According to the BBC, a mental health charity in the United Kingdom surveyed almost 1,000 people who committed self-harm. More than 10 percent of respondents were male. Researchers explained that it’s possible many boys hide their self-injury more than girls do.

Reports of self-harm are starting to attract more attention worldwide. But Aimee Liu of The Huffington Post writes, “Frustratingly few media accounts of self-injury ever address the fundamental reason why people hurt themselves when they’re distressed.” Few people who injure themselves are suicidal, Liu explains. Some are issuing “a cry for attention and help,” but a majority is looking to relieve stress or other uncomfortable emotions.

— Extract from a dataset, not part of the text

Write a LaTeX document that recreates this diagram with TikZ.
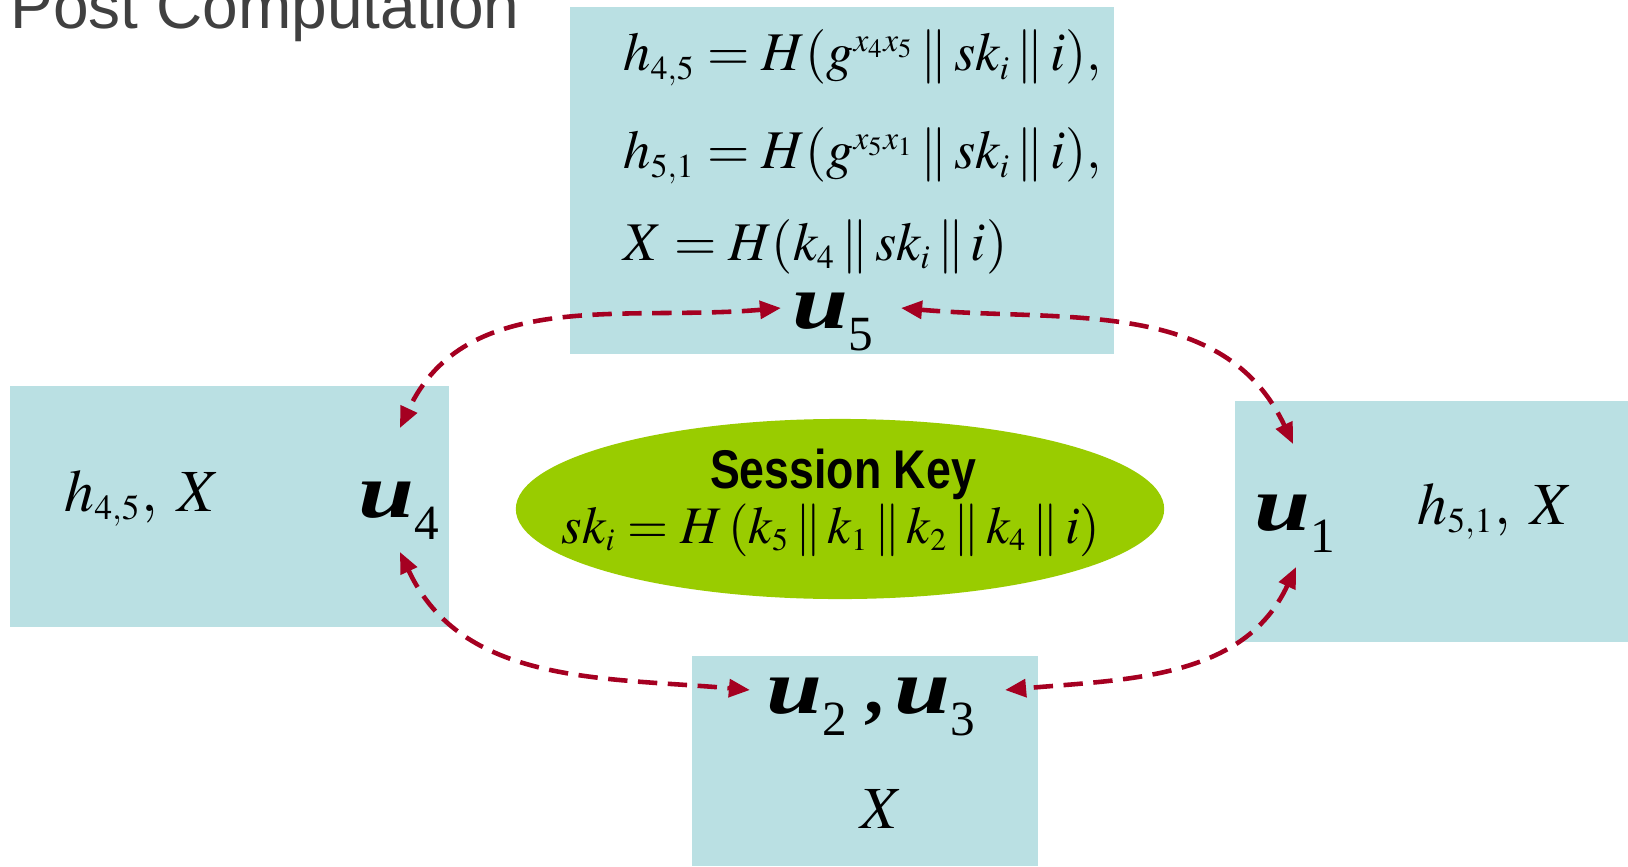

“Self-injury produces a quick chemical time-out,” Liu stated. When the body is hurt, it releases chemicals in the brain to protect a person from feeling too much pain. Liu quoted a study published in 2005 by UC Irvine researchers Curt A. Sandman and William P. Hetrick as saying, “These powerful agents, which possess analgesic and addictive properties, are more potent than morphine ... As a consequence, individuals exhibiting SIB [self-injurious behavior] become addicted to their own opiate system.”

According to the Los Angeles Times, The Journal of Consulting and Clinical Psychology has called self-injury a “remarkably prevalent and woefully understudied” condition. In fact, therapists are hoping that the problem will receive a name and a formal definition in the Diagnostic and Statistical Manual of Psychiatric Disorders.

“In the last few years there has been an explosion of research, but it’s still in its infancy,” Janis Whitlock, a researcher on self-injury, stated. “There is so much more we need to know.”

Risk Factors for Self-Harm

According to Mayo Clinic, self-injury is a problem someone of any age, male or female, can face. Most often, the issue is specific to adolescents who are learning how to deal with an array of complex emotions or facing peer pressure. People who hurt themselves may have a history of alcohol or substance abuse, mental health issues, or physical or sexual abuse.

In 2006, an Internet survey of college students indicated that the self-injury was common among young adults as well. Of 2,875 students surveyed, 17 percent said they had intentionally hurt themselves before, 75 percent of those admitted to doing so more than once, and 36 percent said no one knew about it. According to WebMD, students who had committed self-harm were more likely to be female, bisexual or questioning their sexual orientation.

Related Topic: Self-embedding trends

Physicians are learning how to manage another self-injury practice among teens that was identified as a problem only recently. Self-embedding disorder is a condition in which a teen, generally a girl, intentionally inserts objects like paperclips, wood, glass or even stone, into her flesh. Researchers were reviewing a new method of removing objects accidentally embedded in a person’s body when they realized that youth in America were engaging in the practice.